The path looks over Harewood's gently rolling valleys, and skims the top of a range of hills. It was mid-morning and, although the sun was high, the mist hadn't lifted. In the foreground, dew-wet, mint-green fields were being munched into by placid sheep. In the distance, the valleys were draped in a light misty film, with pheasants diving in and out of tree-tops, making an appalling din as they cried out to each other. The woods on either side of the path were filled with bluebells - although I was too early to see them in bloom. Columns of moss-covered ash trees created an overwhelming effect of green rainfall. The views at any time of the year are a nostalgic pastoralist's fantasy, but when the mist lifted and Harewood House rose up with it from across the valley, a vision of architectural harmony was revealed between two avenues of ancient chestnut trees.

The house, and its family, have had an enormous impact on Wharfedale. At the same time as building their majestic monument to themselves, the Lascelles built a "model village" just outside its gates, tragically, and unnecessarily I feel, knocking down six pubs in the process. Neat, sand-coloured, York-stone houses and the Harewood Arms Hotel (fabulous Yorkshire pudding and onion gravy, by the way) make up the village.

The grounds include a lake, acres of plantations and undulating parklands landscaped by Capability Brown during the 1770s. He employed hundreds of men to shift earth from one place to another in order to enhance the land's natural curvature. From the Italianate, 19th-century South Terrace, which was designed by Sir Charles Barry, the architect of the Houses of Parliament, I could see cross-country to the same line of chestnuts leading back to my earlier vantage point high on the opposite hill. The terrace is formally laid out, and, despite the local children splashing around in its ponds, it was serene. Dwarf box-hedges and yew trees surround marble statues and terracotta dolphins, and the stone balcony looks on to yet more sheep (this time black ones) basking in the sunshine by the lake. Parts of it are roped off for private use, and I was sternly warned off by a flaxen-haired boy of six or seven playing with a hoop: "You can't come in here. It's private." To further his cause, he made himself known to me: "I'm a Lascelle."

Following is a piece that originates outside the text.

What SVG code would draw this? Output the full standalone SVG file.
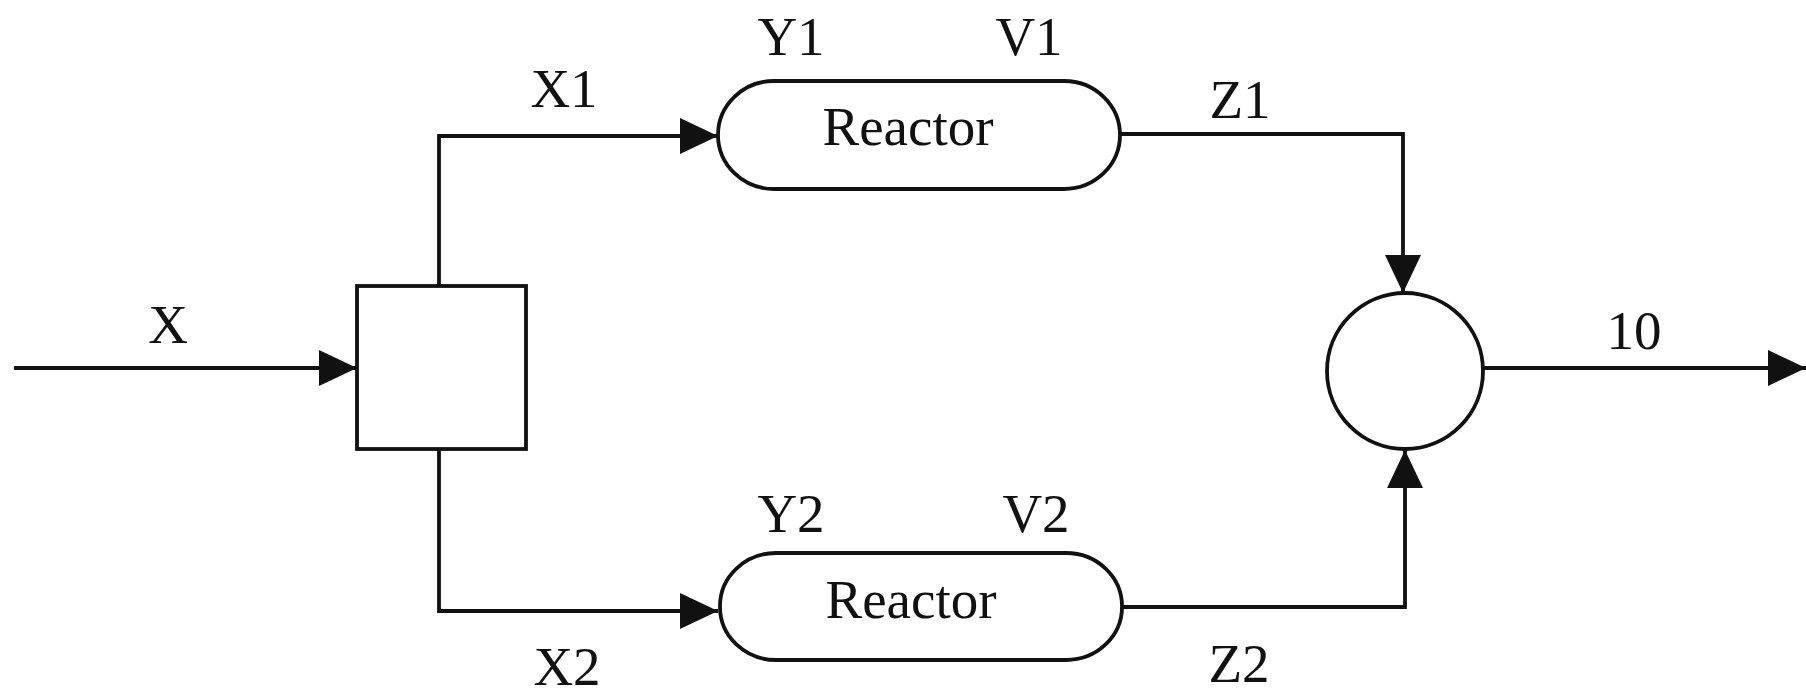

Feeling suitably rebuked, I humbly beat my retreat into the house. I passed through an elegant procession of titled rooms -The Yellow Drawing Room, The Cinnamon Drawing Room, The Spanish Library, Princess Mary's Sitting Room - in all of which Adam had had an inspired free hand. But stately homes, no matter how antique the china, or rare the Chippendale commodes, don't do much for me. So I was relieved to find the Watercolour Rooms and the little-known paintings of Turner's contemporary and friend, Thomas Girtin. After his death at the age of 27, Turner is reputed to have said: "If Tom Girtin had lived, I would have starved." Edward Lascelles (the son of the first Earl) was Girtin's main patron, and is said to have always kept a room free for him. In return, Girtin left a series of deep indigo, acid green and russet-hued canvases dating from 1797 behind him.

In particular, he painted two views of the house from the south-west and south-east perspectives. As an indication of how little the topography here has changed, I could trace part of the route I had walked. Girtin's sombre watercolours, with their lowering clouds, rickety bridges and fields dotted with sheep (what else?) and farmworkers were revolutionary in their day for depicting scenes that were deemed mundane. In the sense of recognition they brought me, of my transient place in an ancient landscape, they definitely made my day.

YORKSHIRE DALES

WHERE TO STAY

Lilian Pizzichini stayed at the Harewood Arms Hotel, Harewood (tel: 0113 288 6566), and at Monkman's Bistro, Wharfedale (tel: 0113 284 1105).

The Harewood Arms Hotel charges pounds 48 per night for a single room and pounds 66 for a double room, with breakfast, on Fridays and Saturdays, or pounds 68 and pounds 85 respectively on other days. Monkman's Bistro charges pounds 99 per double room, with breakfast and dinner, on Fridays, Saturdays and Sundays. Otherwise, singles cost pounds 73 and doubles pounds 80, with breakfast. You will receive a pounds 10 discount if you eat lunch or dinner in the restaurant.